**Data excerpt**
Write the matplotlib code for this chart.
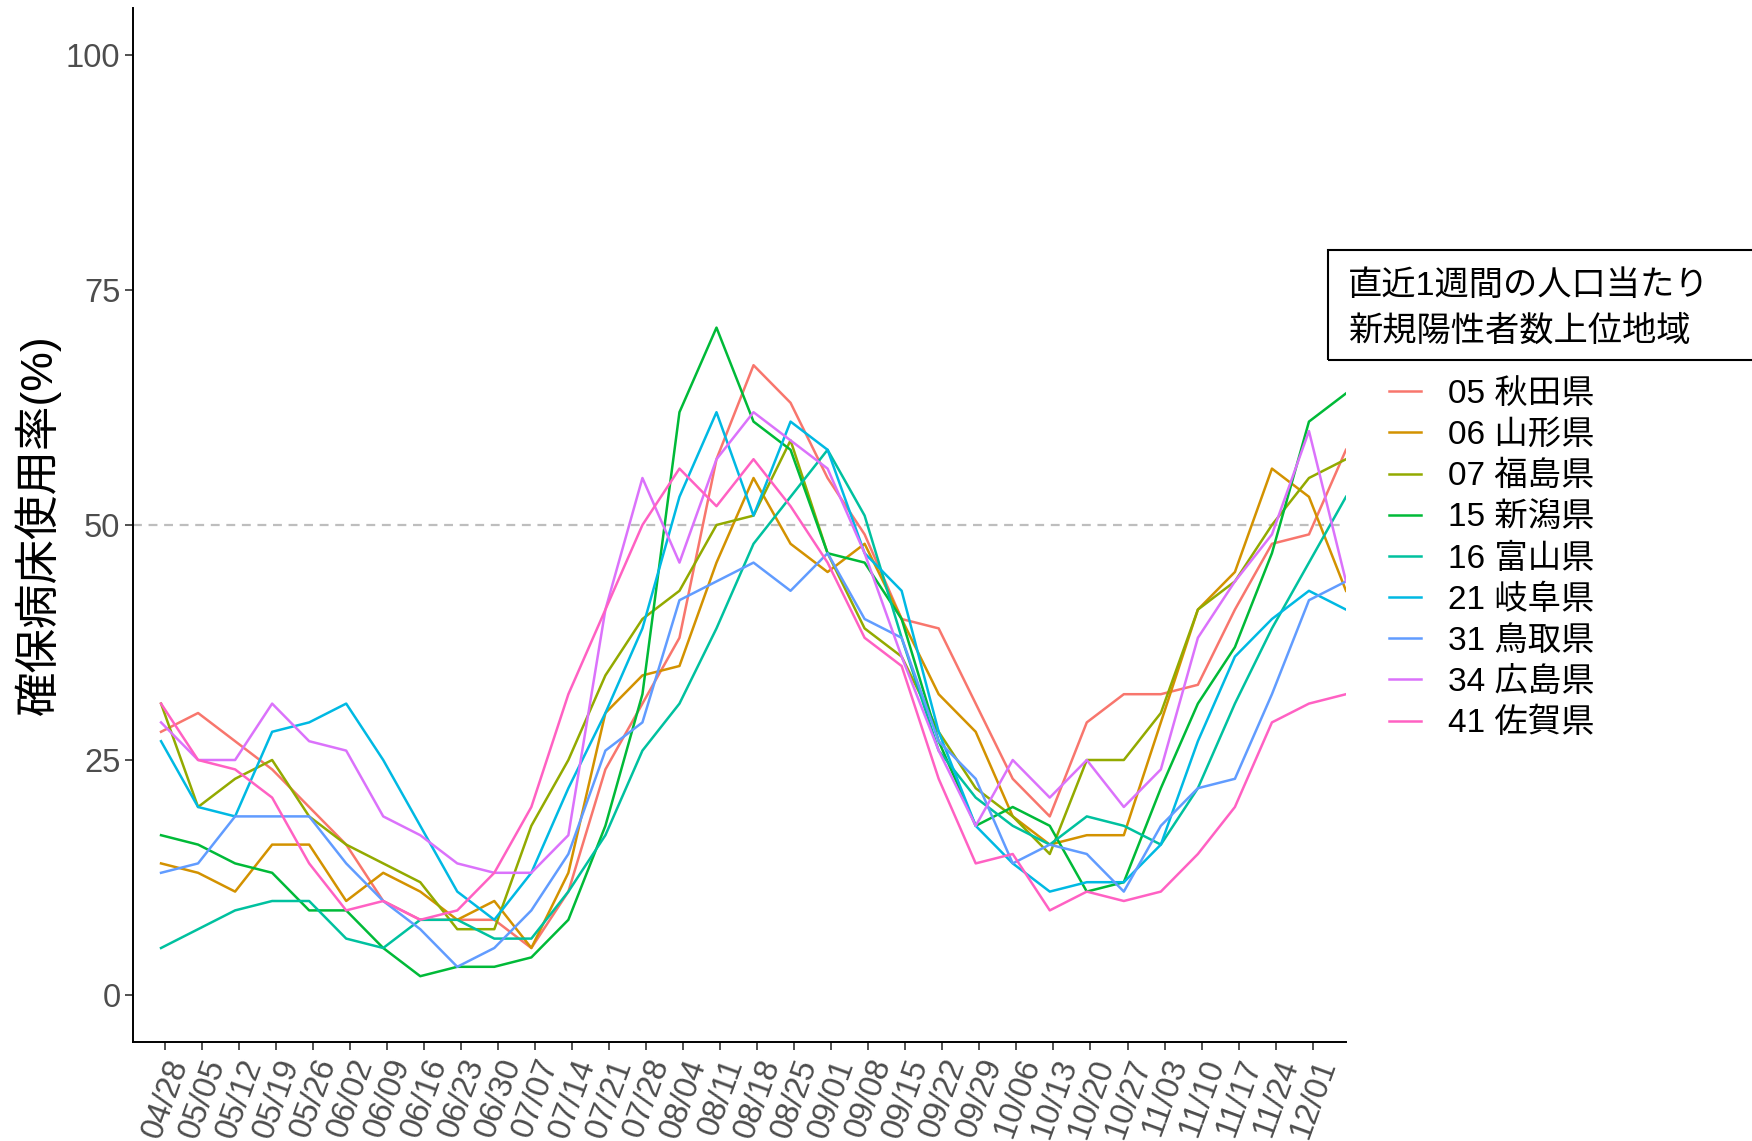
import numpy as np
import matplotlib.pyplot as plt
from matplotlib.patches import Rectangle

plt.rcParams['font.family'] = ['Liberation Sans', 'Noto Sans CJK JP']

# weekly tick labels (the last data week, 12/08, has no label)
tick_labels = ['04/28', '05/05', '05/12', '05/19', '05/26', '06/02', '06/09', '06/16',
               '06/23', '06/30', '07/07', '07/14', '07/21', '07/28', '08/04', '08/11',
               '08/18', '08/25', '09/01', '09/08', '09/15', '09/22', '09/29', '10/06',
               '10/13', '10/20', '10/27', '11/03', '11/10', '11/17', '11/24', '12/01']

names = ['05 秋田県', '06 山形県', '07 福島県', '15 新潟県', '16 富山県',
         '21 岐阜県', '31 鳥取県', '34 広島県', '41 佐賀県']
colors = ['#F8766D', '#D39200', '#93AA00', '#00BA38', '#00C19F',
          '#00B9E3', '#619CFF', '#DB72FB', '#FF61C3']

akita = [28, 30, 27, 24, 20, 16, 10, 8, 8, 8, 5, 11, 24, 31, 38, 57, 67, 63, 55, 49,
         40, 39, 31, 23, 19, 29, 32, 32, 33, 41, 48, 49, 58]
yamagata = [14, 13, 11, 16, 16, 10, 13, 11, 8, 10, 5, 13, 30, 34, 35, 46, 55, 48, 45, 48,
            40, 32, 28, 19, 16, 17, 17, 29, 41, 45, 56, 53, 43]
fukushima = [31, 20, 23, 25, 19, 16, 14, 12, 7, 7, 18, 25, 34, 40, 43, 50, 51, 59, 47, 39,
             36, 28, 22, 19, 15, 25, 25, 30, 41, 44, 50, 55, 57]
niigata = [17, 16, 14, 13, 9, 9, 5, 2, 3, 3, 4, 8, 18, 32, 62, 71, 61, 58, 47, 46,
           40, 27, 18, 20, 18, 11, 12, 22, 31, 37, 47, 61, 64]
toyama = [5, 7, 9, 10, 10, 6, 5, 8, 8, 6, 6, 11, 17, 26, 31, 39, 48, 53, 58, 51,
          38, 26, 21, 18, 16, 19, 18, 16, 22, 31, 39, 46, 53]
gifu = [27, 20, 19, 28, 29, 31, 25, 18, 11, 8, 13, 22, 30, 39, 53, 62, 51, 61, 58, 47,
        43, 28, 18, 14, 11, 12, 12, 16, 27, 36, 40, 43, 41]
tottori = [13, 14, 19, 19, 19, 14, 10, 7, 3, 5, 9, 15, 26, 29, 42, 44, 46, 43, 47, 40,
           38, 27, 23, 14, 16, 15, 11, 18, 22, 23, 32, 42, 44]
hiroshima = [29, 25, 25, 31, 27, 26, 19, 17, 14, 13, 13, 17, 41, 55, 46, 57, 62, 59, 56, 47,
             36, 26, 18, 25, 21, 25, 20, 24, 38, 44, 49, 60, 44]
saga = [31, 25, 24, 21, 14, 9, 10, 8, 9, 13, 20, 32, 41, 50, 56, 52, 57, 52, 46, 38,
        35, 23, 14, 15, 9, 11, 10, 11, 15, 20, 29, 31, 32]

series = [akita, yamagata, fukushima, niigata, toyama, gifu, tottori, hiroshima, saga]

W, H = 1752, 1141
fig = plt.figure(figsize=(W / 100, H / 100), dpi=100)
ax = fig.add_axes([133 / W, 99 / H, (1346 - 133) / W, (1133 - 99) / H])

days = np.arange(len(akita)) * 7
for vals, name, col in zip(series, names, colors):
    ax.plot(days, vals, color=col, linewidth=1.8, label=name)

ax.axhline(50, color='#BEBEBE', linestyle=(0, (4, 3)), linewidth=1.6, zorder=0)

ax.set_xlim(-5.3, days[-1])
ax.set_ylim(-5, 105)
ax.set_yticks([0, 25, 50, 75, 100])
ax.set_xticks(np.arange(len(tick_labels)) * 7 + 0.7)
ax.set_xticklabels(tick_labels, rotation=70, ha='right', va='top',
                   rotation_mode='anchor')

for side in ['top', 'right']:
    ax.spines[side].set_visible(False)
for side in ['left', 'bottom']:
    ax.spines[side].set_linewidth(1.4)
ax.tick_params(axis='both', labelsize=23.5, labelcolor='#4D4D4D', color='#333333',
               length=6, width=1.2, pad=3)

fig.text(38 / W, 1 - 525 / H, '確保病床使用率(%)', rotation=90, fontsize=32,
         ha='center', va='center')

# legend title in a box
fig.add_artist(Rectangle((1327.6 / W, 1 - 360 / H), 0.3, 110 / H,
                         transform=fig.transFigure, fill=False,
                         edgecolor='black', linewidth=1.5, clip_on=False))
fig.text(1348 / W, 1 - 286 / H, '直近1週間の人口当たり', fontsize=24.7, va='center')
fig.text(1348 / W, 1 - 332 / H, '新規陽性者数上位地域', fontsize=24.7, va='center')

ax.legend(loc='upper left', bbox_to_anchor=(1389 / W, 1 - 379 / H),
          bbox_transform=fig.transFigure, frameon=False, fontsize=24,
          handlelength=0.96, handletextpad=0.8, labelspacing=0.3,
          borderpad=0, borderaxespad=0)

fig.savefig('out.png', dpi=100)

**Exercise**
Restate the material word for word from its first line through the line containing "29, 31, 32]", both included; the pictures do not belong in it.

**Result of the exercise**
Write the matplotlib code for this chart.
import numpy as np
import matplotlib.pyplot as plt
from matplotlib.patches import Rectangle

plt.rcParams['font.family'] = ['Liberation Sans', 'Noto Sans CJK JP']

# weekly tick labels (the last data week, 12/08, has no label)
tick_labels = ['04/28', '05/05', '05/12', '05/19', '05/26', '06/02', '06/09', '06/16',
               '06/23', '06/30', '07/07', '07/14', '07/21', '07/28', '08/04', '08/11',
               '08/18', '08/25', '09/01', '09/08', '09/15', '09/22', '09/29', '10/06',
               '10/13', '10/20', '10/27', '11/03', '11/10', '11/17', '11/24', '12/01']

names = ['05 秋田県', '06 山形県', '07 福島県', '15 新潟県', '16 富山県',
         '21 岐阜県', '31 鳥取県', '34 広島県', '41 佐賀県']
colors = ['#F8766D', '#D39200', '#93AA00', '#00BA38', '#00C19F',
          '#00B9E3', '#619CFF', '#DB72FB', '#FF61C3']

akita = [28, 30, 27, 24, 20, 16, 10, 8, 8, 8, 5, 11, 24, 31, 38, 57, 67, 63, 55, 49,
         40, 39, 31, 23, 19, 29, 32, 32, 33, 41, 48, 49, 58]
yamagata = [14, 13, 11, 16, 16, 10, 13, 11, 8, 10, 5, 13, 30, 34, 35, 46, 55, 48, 45, 48,
            40, 32, 28, 19, 16, 17, 17, 29, 41, 45, 56, 53, 43]
fukushima = [31, 20, 23, 25, 19, 16, 14, 12, 7, 7, 18, 25, 34, 40, 43, 50, 51, 59, 47, 39,
             36, 28, 22, 19, 15, 25, 25, 30, 41, 44, 50, 55, 57]
niigata = [17, 16, 14, 13, 9, 9, 5, 2, 3, 3, 4, 8, 18, 32, 62, 71, 61, 58, 47, 46,
           40, 27, 18, 20, 18, 11, 12, 22, 31, 37, 47, 61, 64]
toyama = [5, 7, 9, 10, 10, 6, 5, 8, 8, 6, 6, 11, 17, 26, 31, 39, 48, 53, 58, 51,
          38, 26, 21, 18, 16, 19, 18, 16, 22, 31, 39, 46, 53]
gifu = [27, 20, 19, 28, 29, 31, 25, 18, 11, 8, 13, 22, 30, 39, 53, 62, 51, 61, 58, 47,
        43, 28, 18, 14, 11, 12, 12, 16, 27, 36, 40, 43, 41]
tottori = [13, 14, 19, 19, 19, 14, 10, 7, 3, 5, 9, 15, 26, 29, 42, 44, 46, 43, 47, 40,
           38, 27, 23, 14, 16, 15, 11, 18, 22, 23, 32, 42, 44]
hiroshima = [29, 25, 25, 31, 27, 26, 19, 17, 14, 13, 13, 17, 41, 55, 46, 57, 62, 59, 56, 47,
             36, 26, 18, 25, 21, 25, 20, 24, 38, 44, 49, 60, 44]
saga = [31, 25, 24, 21, 14, 9, 10, 8, 9, 13, 20, 32, 41, 50, 56, 52, 57, 52, 46, 38,
        35, 23, 14, 15, 9, 11, 10, 11, 15, 20, 29, 31, 32]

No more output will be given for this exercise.